- **DATASET EXTRACT**:

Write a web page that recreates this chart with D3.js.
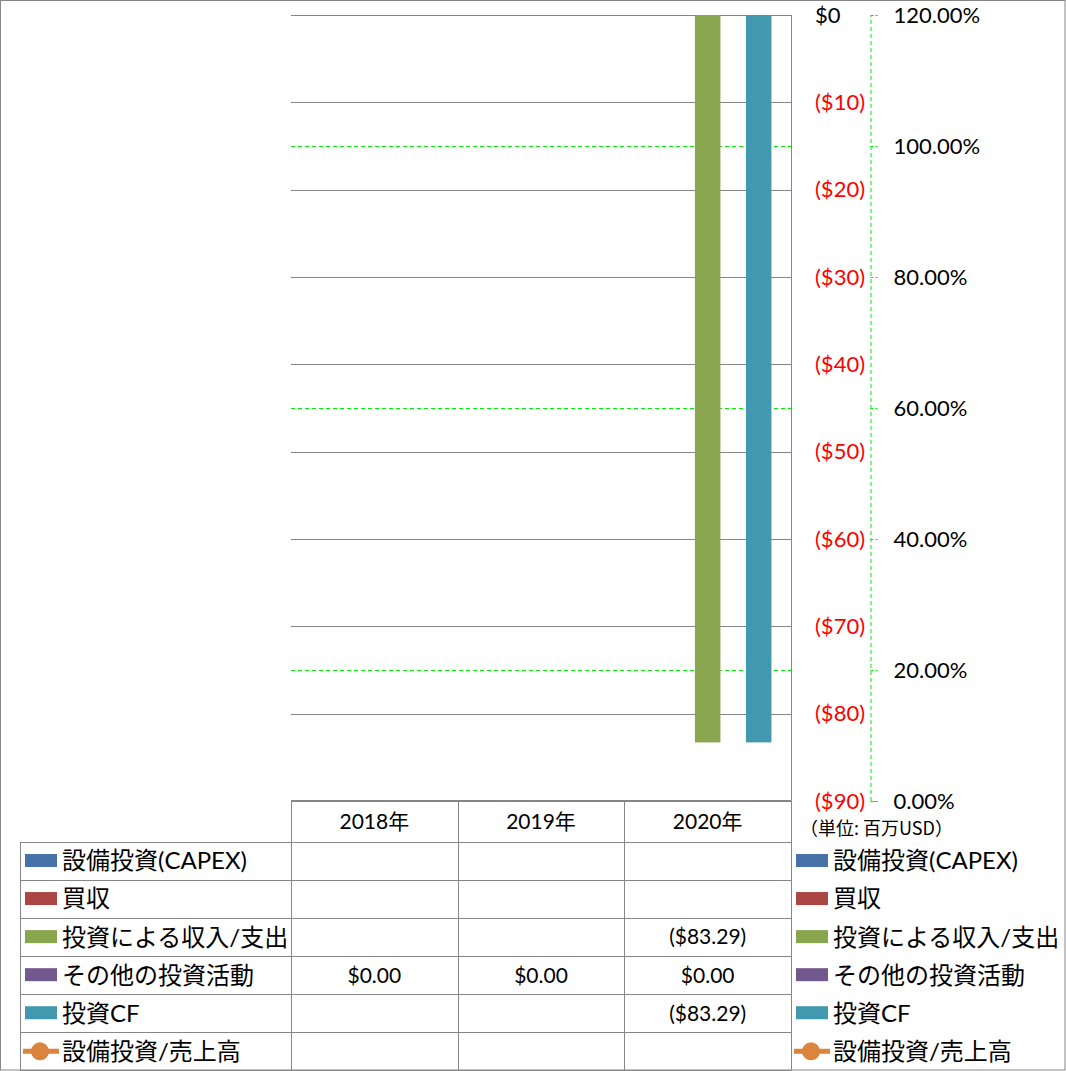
<!DOCTYPE html>
<html>
<head>
<meta charset="utf-8">
<script src="https://cdn.jsdelivr.net/npm/d3@7"></script>
<style>
  body { margin: 0; background: #fff; }
  svg text { font-family: Lato, "Noto Sans CJK JP", sans-serif; }
</style>
</head>
<body>
<div id="chart"></div>
<script>
// data
const categories = ["2018年", "2019年", "2020年"];
const capex = [null, null, null];
const acquisitions = [null, null, null];
const investIncome = [null, null, -83.29];
const otherInvest = [0, 0, 0];
const investCF = [null, null, -83.29];
const capexRatio = [null, null, null];

const seriesNames = ["設備投資(CAPEX)", "買収", "投資による収入/支出", "その他の投資活動", "投資CF", "設備投資/売上高"];
const seriesColors = ["#4672A8", "#AA4643", "#89A54E", "#71588F", "#4198AF", "#DB843D"];

const usdTicks = [0, -10, -20, -30, -40, -50, -60, -70, -80, -90];
const pctTicks = [0, 0.2, 0.4, 0.6, 0.8, 1.0, 1.2];
const unitLabel = "（単位: 百万USD）";

window.onload = function() {
    const W = 1066, H = 1071;
    const plot = { left: 291, right: 791, top: 15, bottom: 801 };
    const rowH = 38.05;
    const headerTop = 800.5;
    const headerBottom = 842;

    const barSeries = [capex, acquisitions, investIncome, otherInvest, investCF];

    const svg = d3.select("#chart").append("svg")
        .attr("width", W)
        .attr("height", H);

    const x = d3.scaleBand()
        .domain(categories)
        .range([plot.left, plot.right]);

    const xs = d3.scaleBand()
        .domain(d3.range(barSeries.length))
        .range([0, x.bandwidth()])
        .paddingOuter(0.768);

    const y = d3.scaleLinear()
        .domain([-90, 0])
        .range([plot.bottom, plot.top]);

    const y2 = d3.scaleLinear()
        .domain([0, 1.2])
        .range([plot.bottom, plot.top]);

    // secondary gridlines (green dashed) beneath
    svg.append("g")
        .selectAll("line")
        .data(pctTicks)
        .enter().append("line")
        .attr("x1", plot.left).attr("x2", plot.right)
        .attr("y1", d => Math.round(y2(d)) + 0.5)
        .attr("y2", d => Math.round(y2(d)) + 0.5)
        .attr("stroke", "#00ee00")
        .attr("stroke-dasharray", "4,3");

    // primary gridlines
    svg.append("g")
        .selectAll("line")
        .data(usdTicks)
        .enter().append("line")
        .attr("x1", plot.left).attr("x2", plot.right)
        .attr("y1", d => Math.round(y(d)) + 0.5)
        .attr("y2", d => Math.round(y(d)) + 0.5)
        .attr("stroke", "#868686");

    // bars
    barSeries.forEach((vals, si) => {
        svg.append("g")
            .attr("fill", seriesColors[si])
            .selectAll("rect")
            .data(vals.map((v, i) => ({ cat: categories[i], v: v })).filter(d => d.v != null))
            .enter().append("rect")
            .attr("x", d => x(d.cat) + xs(si))
            .attr("width", xs.bandwidth())
            .attr("y", d => y(Math.max(0, d.v)))
            .attr("height", d => Math.abs(y(d.v) - y(0)));
    });

    // capex / sales line (no values)
    const line = d3.line()
        .defined(d => d.v != null)
        .x(d => x(d.cat) + x.bandwidth() / 2)
        .y(d => y2(d.v));
    svg.append("path")
        .datum(capexRatio.map((v, i) => ({ cat: categories[i], v: v })))
        .attr("fill", "none")
        .attr("stroke", seriesColors[5])
        .attr("stroke-width", 5)
        .attr("d", line);

    // plot right border
    svg.append("line")
        .attr("x1", plot.right + 0.5).attr("x2", plot.right + 0.5)
        .attr("y1", plot.top).attr("y2", headerTop)
        .attr("stroke", "#868686");

    // primary axis ($)
    const usdFmt = d => d < 0 ? `($${-d})` : `$${d}`;
    const ax1 = svg.append("g")
        .attr("transform", `translate(${plot.right},0)`)
        .call(d3.axisRight(y).tickValues(usdTicks).tickSize(0).tickPadding(24).tickFormat(usdFmt));
    ax1.select(".domain").remove();
    ax1.selectAll("text")
        .style("font-size", "22px")
        .attr("fill", d => d < 0 ? "#ff0000" : "#000");

    // secondary axis (%)
    const ax2 = svg.append("g")
        .attr("transform", `translate(870.5,0)`)
        .call(d3.axisRight(y2).tickValues(pctTicks).tickSize(7).tickPadding(16)
            .tickFormat(d => (d * 100).toFixed(2) + "%"));
    ax2.select(".domain")
        .attr("stroke", "#00ee00")
        .attr("stroke-dasharray", "4,3");
    ax2.selectAll(".tick line")
        .attr("stroke", "#00ee00")
        .attr("stroke-dasharray", "3,2");
    ax2.selectAll("text")
        .style("font-size", "22px")
        .attr("fill", "#000");

    // unit label
    svg.append("text")
        .attr("x", 800)
        .attr("y", 829)
        .attr("dy", "0.35em")
        .style("font-size", "18px")
        .style("font-family", "'Noto Sans CJK JP'")
        .text(unitLabel);

    // data table
    const table = svg.append("g").attr("stroke", "#868686").attr("fill", "none");
    const rowY = i => headerBottom + i * rowH;
    const tableBottom = rowY(seriesNames.length);

    table.append("line")
        .attr("x1", plot.left).attr("x2", plot.right)
        .attr("y1", headerTop).attr("y2", headerTop);
    d3.range(seriesNames.length + 1).forEach(i => {
        table.append("line")
            .attr("x1", 20).attr("x2", plot.right)
            .attr("y1", Math.round(rowY(i)) + 0.5).attr("y2", Math.round(rowY(i)) + 0.5);
    });
    const colEdges = categories.map(c => x(c)).concat([plot.right]);
    colEdges.forEach(cx => {
        table.append("line")
            .attr("x1", Math.round(cx) + 0.5).attr("x2", Math.round(cx) + 0.5)
            .attr("y1", headerTop).attr("y2", tableBottom);
    });
    table.append("line")
        .attr("x1", 20.5).attr("x2", 20.5)
        .attr("y1", headerBottom).attr("y2", tableBottom);

    // header labels
    svg.append("g").selectAll("text")
        .data(categories)
        .enter().append("text")
        .attr("x", d => x(d) + x.bandwidth() / 2)
        .attr("y", (headerTop + headerBottom) / 2)
        .attr("dy", "0.35em")
        .attr("text-anchor", "middle")
        .style("font-size", "21px")
        .text(d => d);

    // table values
    const valFmt = v => v < 0 ? `($${Math.abs(v).toFixed(2)})` : `$${v.toFixed(2)}`;
    const allSeries = barSeries.concat([capexRatio]);
    allSeries.forEach((vals, si) => {
        svg.append("g").selectAll("text")
            .data(vals.map((v, i) => ({ cat: categories[i], v: v })).filter(d => d.v != null))
            .enter().append("text")
            .attr("x", d => x(d.cat) + x.bandwidth() / 2)
            .attr("y", rowY(si) + rowH / 2)
            .attr("dy", "0.35em")
            .attr("text-anchor", "middle")
            .style("font-size", "21px")
            .text(d => valFmt(d.v));
    });

    // legend keys (in table and on the right)
    function drawLegend(x0) {
        const items = svg.append("g").selectAll("g")
            .data(seriesNames)
            .enter().append("g")
            .attr("transform", (d, i) => `translate(${x0},${rowY(i) + rowH / 2})`);
        items.filter((d, i) => i < 5).append("rect")
            .attr("x", 5).attr("y", -7)
            .attr("width", 32).attr("height", 13)
            .attr("fill", (d, i) => seriesColors[i]);
        const lineItem = items.filter((d, i) => i === 5);
        lineItem.append("line")
            .attr("x1", 3).attr("x2", 39)
            .attr("y1", 0).attr("y2", 0)
            .attr("stroke", seriesColors[5])
            .attr("stroke-width", 5);
        lineItem.append("circle")
            .attr("cx", 20).attr("cy", 0).attr("r", 9)
            .attr("fill", seriesColors[5]);
        items.append("text")
            .attr("x", 42)
            .attr("dy", "0.35em")
            .style("font-size", "24px")
            .text(d => d);
    }
    drawLegend(20);
    drawLegend(791);

    // outer border
    svg.append("rect")
        .attr("x", 0.5).attr("y", 0.5)
        .attr("width", W - 1.5).attr("height", H - 1.5)
        .attr("fill", "none")
        .attr("stroke", "#868686");
};
</script>
</body>
</html>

- **WRITTEN INSTRUCTION**: Give again, word for word, every line from the top of the data above to the line holding "investIncome, otherInvest, investCF];", inclusive, with the pictures left out.

- **RESULT BELOW**:
Write a web page that recreates this chart with D3.js.
<!DOCTYPE html>
<html>
<head>
<meta charset="utf-8">
<script src="https://cdn.jsdelivr.net/npm/d3@7"></script>
<style>
  body { margin: 0; background: #fff; }
  svg text { font-family: Lato, "Noto Sans CJK JP", sans-serif; }
</style>
</head>
<body>
<div id="chart"></div>
<script>
// data
const categories = ["2018年", "2019年", "2020年"];
const capex = [null, null, null];
const acquisitions = [null, null, null];
const investIncome = [null, null, -83.29];
const otherInvest = [0, 0, 0];
const investCF = [null, null, -83.29];
const capexRatio = [null, null, null];

const seriesNames = ["設備投資(CAPEX)", "買収", "投資による収入/支出", "その他の投資活動", "投資CF", "設備投資/売上高"];
const seriesColors = ["#4672A8", "#AA4643", "#89A54E", "#71588F", "#4198AF", "#DB843D"];

const usdTicks = [0, -10, -20, -30, -40, -50, -60, -70, -80, -90];
const pctTicks = [0, 0.2, 0.4, 0.6, 0.8, 1.0, 1.2];
const unitLabel = "（単位: 百万USD）";

window.onload = function() {
    const W = 1066, H = 1071;
    const plot = { left: 291, right: 791, top: 15, bottom: 801 };
    const rowH = 38.05;
    const headerTop = 800.5;
    const headerBottom = 842;

    const barSeries = [capex, acquisitions, investIncome, otherInvest, investCF];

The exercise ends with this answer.